The following are the characteristic features of the elections conducted in the UK:

Britain is a parliamentary democracy. The government should have the support of a majority of lawmakers in the elected lower chamber of parliament, the House of Commons. Thus, the national election is the election for the House of Commons.

Voters will elect a member of Parliament for their local constituency. Voting is not compulsory in UK. Voter turnout at national elections has seen a decline since the 1950s, when it used to be over 80%.

Britain follows the first-past-the-post electoral system. There is no system of proportional representation for candidates.

Under First Past the Post (FPTP) system, a candidate who gets one vote more than other candidate (who comes second) is declared as winner. In proportional representation, number of seats won by a party or group of candidates is proportionate to the number of votes received

To form a majority government, a party theoretically must win in 326 out of the 650 regional constituencies. But in practice, a party needs to win only in 323 seats as the Irish republican Sinn Fein party does not take up any seats it wins in Northern Ireland.

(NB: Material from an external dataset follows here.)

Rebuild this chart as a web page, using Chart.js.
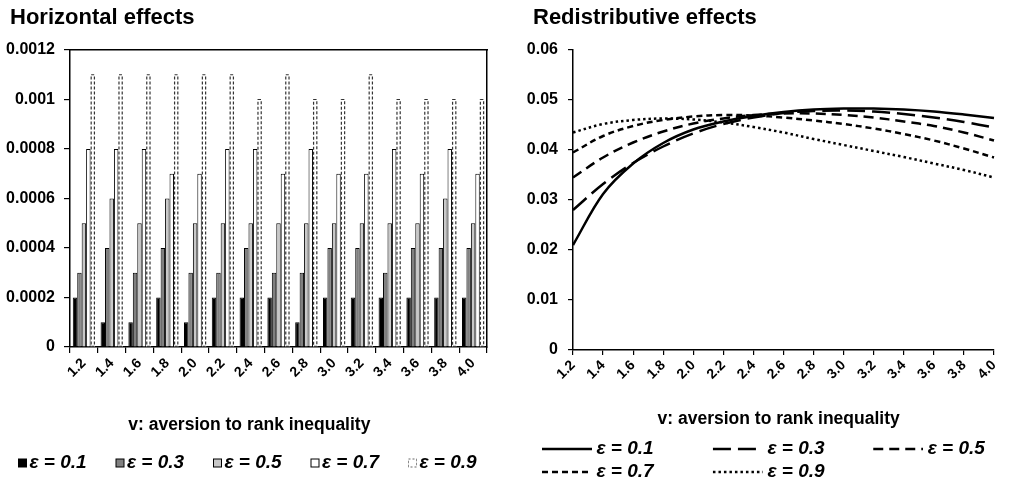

The upper house is called as the House of Lords whose members are un-elected.

The monarch (Queen Elizabeth) enjoys the power to dismiss a Prime Minister or to make a personal choice of successor. However, the practice in UK is that the monarch does not exercise this right as its is considered as archaic. This is the practice since 1834. In addition, as a convention, the queen (monarch) does not get involved in party politics.